For a country defined by coastline, Cetinje made an unlikely choice. It turned inland—and stayed there.
While Adriatic ports traded, expanded and learned the language of visibility, Cetinje opted for altitude, isolation and restraint. It never chased ships or scale. It never tried to compete with the coast. Instead, it became something else entirely: a seat of power that resisted spectacle.
This was not an accident of geography. It was strategy.
Tucked beneath Mount Lovćen, Cetinje grew as a political and spiritual centre precisely because it was hard to reach. Distance offered protection. Modesty offered durability. In a region shaped by empires and incursions, the town’s inward gaze became a form of defence—and later, a defining habit.
Cetinje did not grow rich. It grew authoritative.
When Montenegro emerged as a modern state, its institutions took shape here, not along the shorelines where influence came and went with tides and trade. Power in Cetinje was quiet, administrative, deliberate. Decisions were made away from ports, away from foreign eyes, away from urgency. The town became a place where time slowed—and where continuity mattered more than momentum.
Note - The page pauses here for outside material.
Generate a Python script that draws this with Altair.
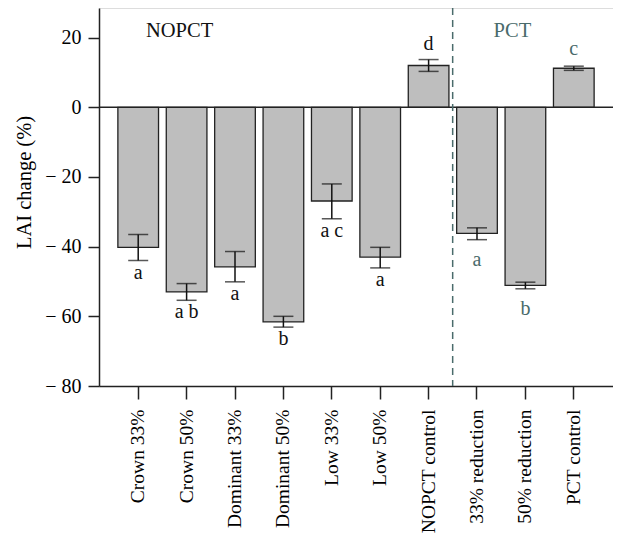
import altair as alt
import pandas as pd

categories = ["Crown 33%", "Crown 50%", "Dominant 33%", "Dominant 50%", "Low 33%",
              "Low 50%", "NOPCT control", "33% reduction", "50% reduction", "PCT control"]
values = [-40.2, -53.0, -45.8, -61.6, -26.9, -43.0, 12.0, -36.2, -51.1, 11.2]
err_low = [-44.0, -55.4, -50.1, -63.1, -32.0, -46.1, 10.3, -38.0, -52.1, 10.6]
err_high = [-36.5, -50.6, -41.4, -60.0, -22.0, -40.2, 13.7, -34.6, -50.2, 11.8]
letters = ["a", "a b", "a", "b", "a c", "a", "d", "a", "b", "c"]
groups = ["NOPCT"] * 7 + ["PCT"] * 3
y_ticks = [-80, -60, -40, -20, 0, 20]

df = pd.DataFrame({"cat": categories, "value": values, "lo": err_low,
                   "hi": err_high, "letter": letters, "group": groups})

FONT = "Liberation Serif"
SLATE = "#4a6b6b"
W, H = 514, 378

xscale = alt.Scale(paddingInner=0.16, paddingOuter=0.39)
x = alt.X("cat:N", sort=categories, scale=xscale, title=None,
          axis=alt.Axis(labelAngle=-90, labelAlign="right", labelBaseline="middle",
                        labelFont=FONT, labelFontSize=19.5, labelColor="black",
                        tickSize=13, tickColor="#222", tickWidth=1.5,
                        domainColor="#222", domainWidth=1.5, labelPadding=10))
yscale = alt.Scale(domain=[-80, 28.5], nice=False, zero=False)
y = alt.Y("value:Q", scale=yscale, title="LAI change (%)",
          axis=alt.Axis(values=y_ticks, grid=False, labelFont=FONT, labelFontSize=20,
                        labelExpr="datum.value < 0 ? '\u2212 ' + abs(datum.value) : datum.label",
                        labelColor="black", tickSize=11, tickColor="#222", tickWidth=1.5,
                        domainColor="#222", domainWidth=1.5, labelPadding=7,
                        titleFont=FONT, titleFontSize=20.5, titleFontWeight="normal",
                        titleColor="black", titleX=-75, titleY=174,
                        titleBaseline="middle", titleAlign="center", titleAngle=-90))

base = alt.Chart(df)

bars = base.mark_bar(fill="#bebebe", stroke="#222", strokeWidth=1.3).encode(x=x, y=y)

zero = alt.Chart(pd.DataFrame({"z": [0]})).mark_rule(color="#222", strokeWidth=1.5).encode(
    y=alt.Y("z:Q", scale=yscale), x=alt.value(0), x2=alt.value(W))

divider = alt.Chart(pd.DataFrame({"cat": ["33% reduction"]})).mark_rule(
    color=SLATE, strokeWidth=1.5, strokeDash=[7, 5]).encode(
    x=alt.X("cat:N", sort=categories, scale=xscale),
    xOffset=alt.value(-4),
    y=alt.value(0), y2=alt.value(H))

err = base.mark_rule(color="#111", strokeWidth=1.5).encode(
    x=alt.X("cat:N", sort=categories, scale=xscale),
    y=alt.Y("lo:Q", scale=yscale), y2="hi:Q")
cap_lo = base.mark_tick(color="#111", thickness=1.5, size=20).encode(
    x=alt.X("cat:N", sort=categories, scale=xscale), y=alt.Y("lo:Q", scale=yscale))
cap_hi = base.mark_tick(color="#111", thickness=1.5, size=20).encode(
    x=alt.X("cat:N", sort=categories, scale=xscale), y=alt.Y("hi:Q", scale=yscale))

def letters_layer(flt, field, dy, color):
    return base.transform_filter(flt).mark_text(
        font=FONT, fontSize=20, baseline="alphabetic", dy=dy, color=color).encode(
        x=alt.X("cat:N", sort=categories, scale=xscale),
        y=alt.Y(f"{field}:Q", scale=yscale), text="letter:N")

t1 = letters_layer("datum.value < 0 && datum.group == 'NOPCT'", "lo", 18, "#111")
t2 = letters_layer("datum.value < 0 && datum.group == 'PCT'", "lo", 26, SLATE)
t3 = letters_layer("datum.value > 0 && datum.group == 'NOPCT'", "hi", -10, "#111")
t4 = letters_layer("datum.value > 0 && datum.group == 'PCT'", "hi", -11, SLATE)

group_df = pd.DataFrame({"cat": ["Crown 50%", "50% reduction"], "label": ["NOPCT", "PCT"],
                         "yy": [22, 22]})
gtext_n = alt.Chart(group_df).transform_filter("datum.label == 'NOPCT'").mark_text(
    font=FONT, fontSize=20.5, baseline="middle", dx=-7, color="#111").encode(
    x=alt.X("cat:N", sort=categories, scale=xscale), y=alt.Y("yy:Q", scale=yscale), text="label:N")
gtext_p = alt.Chart(group_df).transform_filter("datum.label == 'PCT'").mark_text(
    font=FONT, fontSize=20.5, baseline="middle", dx=-13, color=SLATE).encode(
    x=alt.X("cat:N", sort=categories, scale=xscale), y=alt.Y("yy:Q", scale=yscale), text="label:N")

chart = alt.layer(bars, zero, divider, err, cap_lo, cap_hi, t1, t2, t3, t4, gtext_n, gtext_p).properties(
    width=W, height=H, autosize="none",
    padding={"left": 91, "top": 0, "right": 0, "bottom": 150}
).configure_view(stroke="#222", strokeWidth=1.5).configure(background="white")

chart.save("out.html", embed_options={"renderer": "svg", "actions": False})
That legacy still lingers.
Cetinje never became large, and it never tried to. There are no grand boulevards or dominant skylines. The architecture avoids bravado. Streets feel measured, even hesitant. For visitors, it can seem subdued—almost unfinished. But that understatement is the point. Cetinje was designed to endure, not impress.
In a subtle way, this shaped Montenegro’s broader political temperament. Authority without excess. Presence without expansion. A preference for balance over dominance. Even today, national identity draws as much from this inland restraint as from the confidence of the coast.
There is a reason Montenegro has no megacity, no singular urban centre that absorbs power and attention. Influence has always been distributed—by terrain, by history, by habit. Cetinje helped set that pattern.
Its refusal of the coast also produced an unusual relationship with modernity. While coastal towns learned to adapt quickly—absorbing waves of tourism, investment and reinvention—Cetinje moved cautiously. Change here has always been filtered through memory. Progress was permitted, but never rushed.

Critics sometimes call this stagnation. Supporters call it dignity. Both miss the deeper point.
Cetinje’s real contribution lies not in what it built, but in what it declined. It declined scale. It declined speed. It declined the need to be seen. In doing so, it preserved a model of authority that values credibility over volume—a trait that continues to surface in Montenegro’s political and institutional culture.
In a business-focused conversation, that may seem abstract. But investors often discover it the hard way: Montenegro does not respond well to pressure theatrics. It prefers patience. It listens carefully. It moves when it is ready.
Cetinje taught the country that power does not have to announce itself to be effective.
Today, the town stands quieter than ever. Ministries have moved. Attention has shifted. Yet Cetinje remains essential—not as a centre of action, but as a reminder of intent. It anchors Montenegro’s sense of proportion.
The coast may define how the country is seen.
Cetinje explains how it thinks.
And in a region where visibility often masquerades as strength, that refusal still matters.